### SOURCE MATERIAL:

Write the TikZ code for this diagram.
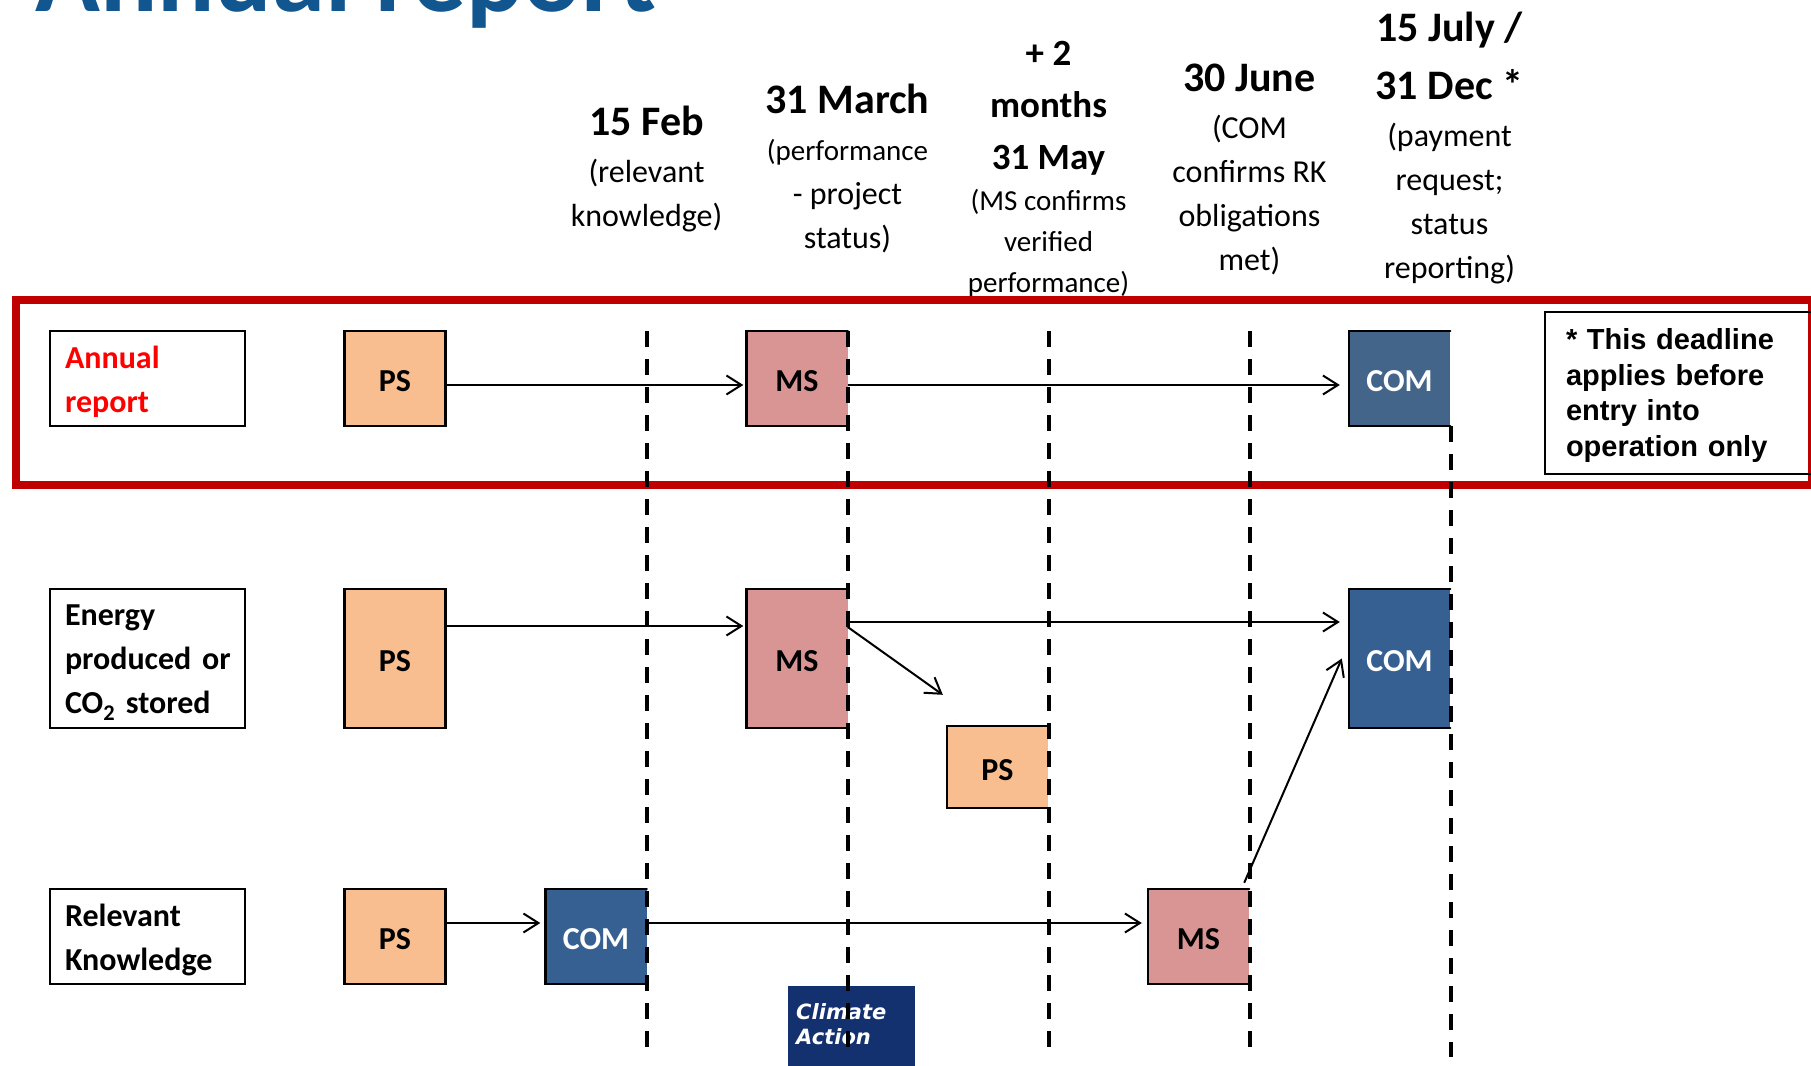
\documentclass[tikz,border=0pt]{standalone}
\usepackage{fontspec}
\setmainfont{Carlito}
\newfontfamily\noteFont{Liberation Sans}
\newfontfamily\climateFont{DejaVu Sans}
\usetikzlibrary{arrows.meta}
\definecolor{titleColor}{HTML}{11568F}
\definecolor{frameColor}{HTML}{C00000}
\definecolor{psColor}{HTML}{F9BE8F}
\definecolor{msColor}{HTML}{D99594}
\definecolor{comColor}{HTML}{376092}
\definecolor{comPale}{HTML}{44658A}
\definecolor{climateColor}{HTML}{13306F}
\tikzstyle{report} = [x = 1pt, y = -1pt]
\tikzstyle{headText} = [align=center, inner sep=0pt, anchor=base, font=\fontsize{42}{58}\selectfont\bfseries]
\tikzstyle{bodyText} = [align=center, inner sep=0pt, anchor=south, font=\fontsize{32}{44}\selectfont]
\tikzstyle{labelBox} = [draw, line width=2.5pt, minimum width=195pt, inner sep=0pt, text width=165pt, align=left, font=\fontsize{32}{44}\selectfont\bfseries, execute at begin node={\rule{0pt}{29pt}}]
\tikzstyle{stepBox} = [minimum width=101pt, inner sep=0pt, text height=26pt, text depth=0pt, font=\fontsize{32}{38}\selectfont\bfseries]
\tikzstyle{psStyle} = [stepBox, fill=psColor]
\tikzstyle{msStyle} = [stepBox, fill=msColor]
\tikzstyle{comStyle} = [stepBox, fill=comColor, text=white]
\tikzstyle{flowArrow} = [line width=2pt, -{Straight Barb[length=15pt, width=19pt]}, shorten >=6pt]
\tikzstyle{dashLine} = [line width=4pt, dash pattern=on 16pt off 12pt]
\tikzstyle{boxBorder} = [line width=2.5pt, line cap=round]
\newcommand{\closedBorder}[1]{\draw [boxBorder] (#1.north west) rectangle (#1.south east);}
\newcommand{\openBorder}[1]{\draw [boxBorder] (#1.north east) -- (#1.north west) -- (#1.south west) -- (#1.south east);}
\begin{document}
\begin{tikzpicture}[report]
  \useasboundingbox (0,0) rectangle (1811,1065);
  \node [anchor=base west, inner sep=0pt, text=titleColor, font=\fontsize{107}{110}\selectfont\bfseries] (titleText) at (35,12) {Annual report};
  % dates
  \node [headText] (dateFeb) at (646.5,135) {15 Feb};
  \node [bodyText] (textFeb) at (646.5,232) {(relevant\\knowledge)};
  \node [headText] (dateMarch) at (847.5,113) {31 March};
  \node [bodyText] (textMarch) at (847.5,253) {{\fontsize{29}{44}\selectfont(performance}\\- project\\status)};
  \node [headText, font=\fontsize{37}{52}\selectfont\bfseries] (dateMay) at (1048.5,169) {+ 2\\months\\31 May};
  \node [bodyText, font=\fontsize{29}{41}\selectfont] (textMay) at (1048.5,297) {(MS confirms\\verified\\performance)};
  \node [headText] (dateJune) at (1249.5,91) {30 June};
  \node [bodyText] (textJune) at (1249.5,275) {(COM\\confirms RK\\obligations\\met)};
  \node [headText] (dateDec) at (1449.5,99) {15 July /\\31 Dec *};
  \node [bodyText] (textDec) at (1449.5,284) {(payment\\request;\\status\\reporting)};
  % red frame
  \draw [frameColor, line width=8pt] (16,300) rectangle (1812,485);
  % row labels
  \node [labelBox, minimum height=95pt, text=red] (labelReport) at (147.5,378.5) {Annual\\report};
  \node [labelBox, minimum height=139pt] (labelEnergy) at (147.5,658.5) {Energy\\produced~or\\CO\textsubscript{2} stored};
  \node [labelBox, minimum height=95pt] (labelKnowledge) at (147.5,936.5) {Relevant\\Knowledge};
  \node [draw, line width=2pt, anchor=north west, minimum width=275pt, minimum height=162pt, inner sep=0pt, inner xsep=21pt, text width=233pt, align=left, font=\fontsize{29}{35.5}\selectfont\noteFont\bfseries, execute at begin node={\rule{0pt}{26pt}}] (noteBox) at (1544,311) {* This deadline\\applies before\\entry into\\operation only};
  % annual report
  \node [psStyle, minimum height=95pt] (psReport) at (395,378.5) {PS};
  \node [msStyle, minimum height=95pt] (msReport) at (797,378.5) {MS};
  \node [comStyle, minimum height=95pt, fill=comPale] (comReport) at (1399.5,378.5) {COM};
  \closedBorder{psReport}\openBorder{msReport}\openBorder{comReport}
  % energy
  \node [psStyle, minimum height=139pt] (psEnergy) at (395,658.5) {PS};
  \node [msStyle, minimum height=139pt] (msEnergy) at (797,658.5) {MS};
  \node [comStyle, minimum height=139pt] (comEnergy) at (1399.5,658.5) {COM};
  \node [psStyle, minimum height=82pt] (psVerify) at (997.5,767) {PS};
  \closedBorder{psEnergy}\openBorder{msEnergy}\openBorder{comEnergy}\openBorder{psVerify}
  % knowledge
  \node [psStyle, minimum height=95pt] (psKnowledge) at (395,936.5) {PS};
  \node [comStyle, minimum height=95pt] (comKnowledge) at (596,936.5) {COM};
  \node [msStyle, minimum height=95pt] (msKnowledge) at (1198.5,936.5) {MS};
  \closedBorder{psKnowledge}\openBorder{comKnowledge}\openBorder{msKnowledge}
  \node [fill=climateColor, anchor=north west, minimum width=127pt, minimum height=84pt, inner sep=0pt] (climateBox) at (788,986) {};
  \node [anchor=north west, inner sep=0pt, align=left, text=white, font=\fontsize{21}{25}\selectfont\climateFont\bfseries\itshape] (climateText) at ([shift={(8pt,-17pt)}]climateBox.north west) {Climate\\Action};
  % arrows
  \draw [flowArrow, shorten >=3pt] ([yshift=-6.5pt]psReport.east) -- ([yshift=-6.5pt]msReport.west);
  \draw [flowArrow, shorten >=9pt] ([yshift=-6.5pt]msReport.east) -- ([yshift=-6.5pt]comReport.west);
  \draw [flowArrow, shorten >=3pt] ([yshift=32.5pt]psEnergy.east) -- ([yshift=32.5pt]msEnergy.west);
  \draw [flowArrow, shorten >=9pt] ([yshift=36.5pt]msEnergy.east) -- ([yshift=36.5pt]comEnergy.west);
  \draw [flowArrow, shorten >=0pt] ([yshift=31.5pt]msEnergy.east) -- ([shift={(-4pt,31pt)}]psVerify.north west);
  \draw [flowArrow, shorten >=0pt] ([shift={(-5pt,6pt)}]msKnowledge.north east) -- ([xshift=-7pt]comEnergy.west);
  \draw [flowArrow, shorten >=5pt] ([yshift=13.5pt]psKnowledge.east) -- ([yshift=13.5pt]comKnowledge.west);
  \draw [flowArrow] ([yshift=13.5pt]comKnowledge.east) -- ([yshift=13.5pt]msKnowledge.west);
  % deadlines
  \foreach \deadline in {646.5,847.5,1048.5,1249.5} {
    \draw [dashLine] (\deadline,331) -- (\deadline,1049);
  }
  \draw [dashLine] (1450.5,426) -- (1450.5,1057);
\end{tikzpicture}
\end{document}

### WHAT THE EXERCISE ASKS:
Write out each line of the data exactly; the images should be left out.

### RESPONSE TO THE TASK:
Write the TikZ code for this diagram.
\documentclass[tikz,border=0pt]{standalone}
\usepackage{fontspec}
\setmainfont{Carlito}
\newfontfamily\noteFont{Liberation Sans}
\newfontfamily\climateFont{DejaVu Sans}
\usetikzlibrary{arrows.meta}
\definecolor{titleColor}{HTML}{11568F}
\definecolor{frameColor}{HTML}{C00000}
\definecolor{psColor}{HTML}{F9BE8F}
\definecolor{msColor}{HTML}{D99594}
\definecolor{comColor}{HTML}{376092}
\definecolor{comPale}{HTML}{44658A}
\definecolor{climateColor}{HTML}{13306F}
\tikzstyle{report} = [x = 1pt, y = -1pt]
\tikzstyle{headText} = [align=center, inner sep=0pt, anchor=base, font=\fontsize{42}{58}\selectfont\bfseries]
\tikzstyle{bodyText} = [align=center, inner sep=0pt, anchor=south, font=\fontsize{32}{44}\selectfont]
\tikzstyle{labelBox} = [draw, line width=2.5pt, minimum width=195pt, inner sep=0pt, text width=165pt, align=left, font=\fontsize{32}{44}\selectfont\bfseries, execute at begin node={\rule{0pt}{29pt}}]
\tikzstyle{stepBox} = [minimum width=101pt, inner sep=0pt, text height=26pt, text depth=0pt, font=\fontsize{32}{38}\selectfont\bfseries]
\tikzstyle{psStyle} = [stepBox, fill=psColor]
\tikzstyle{msStyle} = [stepBox, fill=msColor]
\tikzstyle{comStyle} = [stepBox, fill=comColor, text=white]
\tikzstyle{flowArrow} = [line width=2pt, -{Straight Barb[length=15pt, width=19pt]}, shorten >=6pt]
\tikzstyle{dashLine} = [line width=4pt, dash pattern=on 16pt off 12pt]
\tikzstyle{boxBorder} = [line width=2.5pt, line cap=round]
\newcommand{\closedBorder}[1]{\draw [boxBorder] (#1.north west) rectangle (#1.south east);}
\newcommand{\openBorder}[1]{\draw [boxBorder] (#1.north east) -- (#1.north west) -- (#1.south west) -- (#1.south east);}
\begin{document}
\begin{tikzpicture}[report]
  \useasboundingbox (0,0) rectangle (1811,1065);
  \node [anchor=base west, inner sep=0pt, text=titleColor, font=\fontsize{107}{110}\selectfont\bfseries] (titleText) at (35,12) {Annual report};
  % dates
  \node [headText] (dateFeb) at (646.5,135) {15 Feb};
  \node [bodyText] (textFeb) at (646.5,232) {(relevant\\knowledge)};
  \node [headText] (dateMarch) at (847.5,113) {31 March};
  \node [bodyText] (textMarch) at (847.5,253) {{\fontsize{29}{44}\selectfont(performance}\\- project\\status)};
  \node [headText, font=\fontsize{37}{52}\selectfont\bfseries] (dateMay) at (1048.5,169) {+ 2\\months\\31 May};
  \node [bodyText, font=\fontsize{29}{41}\selectfont] (textMay) at (1048.5,297) {(MS confirms\\verified\\performance)};
  \node [headText] (dateJune) at (1249.5,91) {30 June};
  \node [bodyText] (textJune) at (1249.5,275) {(COM\\confirms RK\\obligations\\met)};
  \node [headText] (dateDec) at (1449.5,99) {15 July /\\31 Dec *};
  \node [bodyText] (textDec) at (1449.5,284) {(payment\\request;\\status\\reporting)};
  % red frame
  \draw [frameColor, line width=8pt] (16,300) rectangle (1812,485);
  % row labels
  \node [labelBox, minimum height=95pt, text=red] (labelReport) at (147.5,378.5) {Annual\\report};
  \node [labelBox, minimum height=139pt] (labelEnergy) at (147.5,658.5) {Energy\\produced~or\\CO\textsubscript{2} stored};
  \node [labelBox, minimum height=95pt] (labelKnowledge) at (147.5,936.5) {Relevant\\Knowledge};
  \node [draw, line width=2pt, anchor=north west, minimum width=275pt, minimum height=162pt, inner sep=0pt, inner xsep=21pt, text width=233pt, align=left, font=\fontsize{29}{35.5}\selectfont\noteFont\bfseries, execute at begin node={\rule{0pt}{26pt}}] (noteBox) at (1544,311) {* This deadline\\applies before\\entry into\\operation only};
  % annual report
  \node [psStyle, minimum height=95pt] (psReport) at (395,378.5) {PS};
  \node [msStyle, minimum height=95pt] (msReport) at (797,378.5) {MS};
  \node [comStyle, minimum height=95pt, fill=comPale] (comReport) at (1399.5,378.5) {COM};
  \closedBorder{psReport}\openBorder{msReport}\openBorder{comReport}
  % energy
  \node [psStyle, minimum height=139pt] (psEnergy) at (395,658.5) {PS};
  \node [msStyle, minimum height=139pt] (msEnergy) at (797,658.5) {MS};
  \node [comStyle, minimum height=139pt] (comEnergy) at (1399.5,658.5) {COM};
  \node [psStyle, minimum height=82pt] (psVerify) at (997.5,767) {PS};
  \closedBorder{psEnergy}\openBorder{msEnergy}\openBorder{comEnergy}\openBorder{psVerify}
  % knowledge
  \node [psStyle, minimum height=95pt] (psKnowledge) at (395,936.5) {PS};
  \node [comStyle, minimum height=95pt] (comKnowledge) at (596,936.5) {COM};
  \node [msStyle, minimum height=95pt] (msKnowledge) at (1198.5,936.5) {MS};
  \closedBorder{psKnowledge}\openBorder{comKnowledge}\openBorder{msKnowledge}
  \node [fill=climateColor, anchor=north west, minimum width=127pt, minimum height=84pt, inner sep=0pt] (climateBox) at (788,986) {};
  \node [anchor=north west, inner sep=0pt, align=left, text=white, font=\fontsize{21}{25}\selectfont\climateFont\bfseries\itshape] (climateText) at ([shift={(8pt,-17pt)}]climateBox.north west) {Climate\\Action};
  % arrows
  \draw [flowArrow, shorten >=3pt] ([yshift=-6.5pt]psReport.east) -- ([yshift=-6.5pt]msReport.west);
  \draw [flowArrow, shorten >=9pt] ([yshift=-6.5pt]msReport.east) -- ([yshift=-6.5pt]comReport.west);
  \draw [flowArrow, shorten >=3pt] ([yshift=32.5pt]psEnergy.east) -- ([yshift=32.5pt]msEnergy.west);
  \draw [flowArrow, shorten >=9pt] ([yshift=36.5pt]msEnergy.east) -- ([yshift=36.5pt]comEnergy.west);
  \draw [flowArrow, shorten >=0pt] ([yshift=31.5pt]msEnergy.east) -- ([shift={(-4pt,31pt)}]psVerify.north west);
  \draw [flowArrow, shorten >=0pt] ([shift={(-5pt,6pt)}]msKnowledge.north east) -- ([xshift=-7pt]comEnergy.west);
  \draw [flowArrow, shorten >=5pt] ([yshift=13.5pt]psKnowledge.east) -- ([yshift=13.5pt]comKnowledge.west);
  \draw [flowArrow] ([yshift=13.5pt]comKnowledge.east) -- ([yshift=13.5pt]msKnowledge.west);
  % deadlines
  \foreach \deadline in {646.5,847.5,1048.5,1249.5} {
    \draw [dashLine] (\deadline,331) -- (\deadline,1049);
  }
  \draw [dashLine] (1450.5,426) -- (1450.5,1057);
\end{tikzpicture}
\end{document}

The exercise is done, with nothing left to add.